Le 27 janvier, à 5h du matin, on a rejoint l’avion officiel. A bord, quelque 170 passagers, le ministre et sa troupe, des personnalités, des parlementaires, des lycéens… et seize anciens déportés de 80 ans bien passés. Nous nous sommes posés à Cracovie par – 17° pour embarquer dans des bus direction Oswiecim. A chaque bus son “chef de groupe”. La nôtre fit preuve d’un talent certain pour l’animation collective. Puisque le bus transportait des déportés et des lycéens – lauréats, qui plus est, du concours national de la Résistance –, ils allaient se causer.

A voix haute. Au micro. On appelle ça la transmission de mémoire. La chef de groupe : “Madame M. venez, venez vous asseoir devant, prenez le micro, venez témoigner pour les jeunes et eux vous poseront des questions”. La voix de Madame M. s’élève dans le bus, au micro, entraînée malgré elle dans le circuit découverte de l’extermination. “Mes parents et dix de mes frères et soeurs ont été gazés dès le départ…”

Trois jeunes lycéens ont pris place à ses pieds, tendus vers la transmission de mémoire… “Et le SS était capable de prendre mon numéro et de me fusiller…”

Madame M. sollicite les adolescents pour qu’ils posent des questions…“Vous n’imaginez pas ce qu’était l’appel, dans le froid glacial, nus, pendant des heures…” Madame M. insiste pour entendre des questions, les lycéens sont à la peine… “Et la faim? heureusement vous ne savez pas ce qu’est la faim…”

Au fond du bus, la conversation a repris normalement – la mémoire y avait sans doute déjà été transmise…“Les cheminées brûlaient constamment…” Les lycées ont fini par dénicher quelques questions…“Il y avait une odeur à Auschwitz qu’on ne peut pas oublier…” J’ai pensé que cette voix allait sans fin s’écouler du micro, couvrant sans l’effacer le brouhaha des conversations et soudain, ce fut irrépressible, j’ai bondi au fond du bus vers la chef de groupe: “Vous allez nous faire subir ça jusqu’au bout?

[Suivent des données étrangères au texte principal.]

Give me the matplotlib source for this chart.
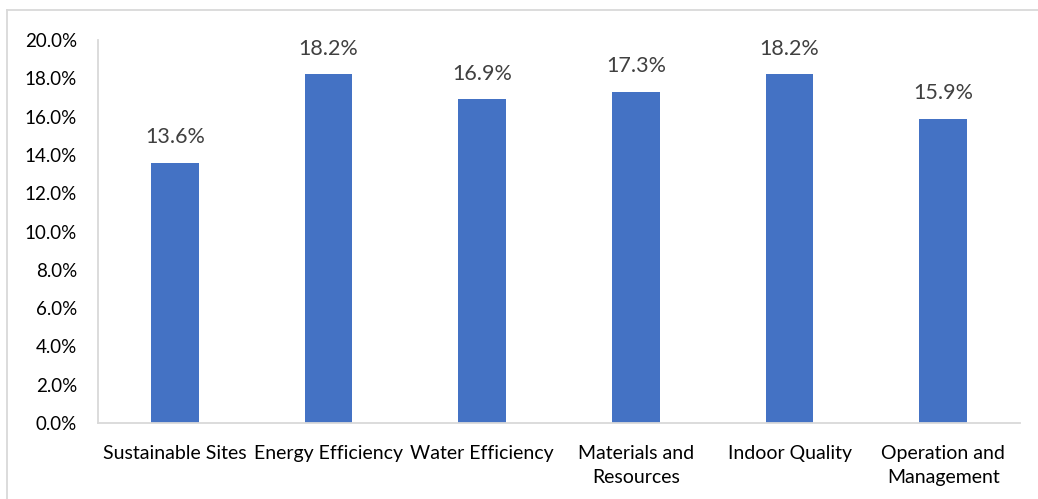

C’est obscène!…” La chef de groupe (professionnelle) : “Pour toute réclamation, adressez-vous au service du protocole”. Autour de nous quelques parlementaires avaient écouté, surpris et muets.

Ce n’était donc pas obscène. J’avais mauvais esprit.

[…] Dans l’avion, au retour, les langues se sont déliées sur cette invraisemblable commémoration, la dernière où s’étaient joints des survivants a répété la presse du jour et du lendemain qui n’y avait rien vu.

Quant à moi, ce 27 janvier 2010 à Auschwitz-Birkenau, j’ai eu la sensation bouleversante d’avoir participé au cortège funéraire de la mémoire.”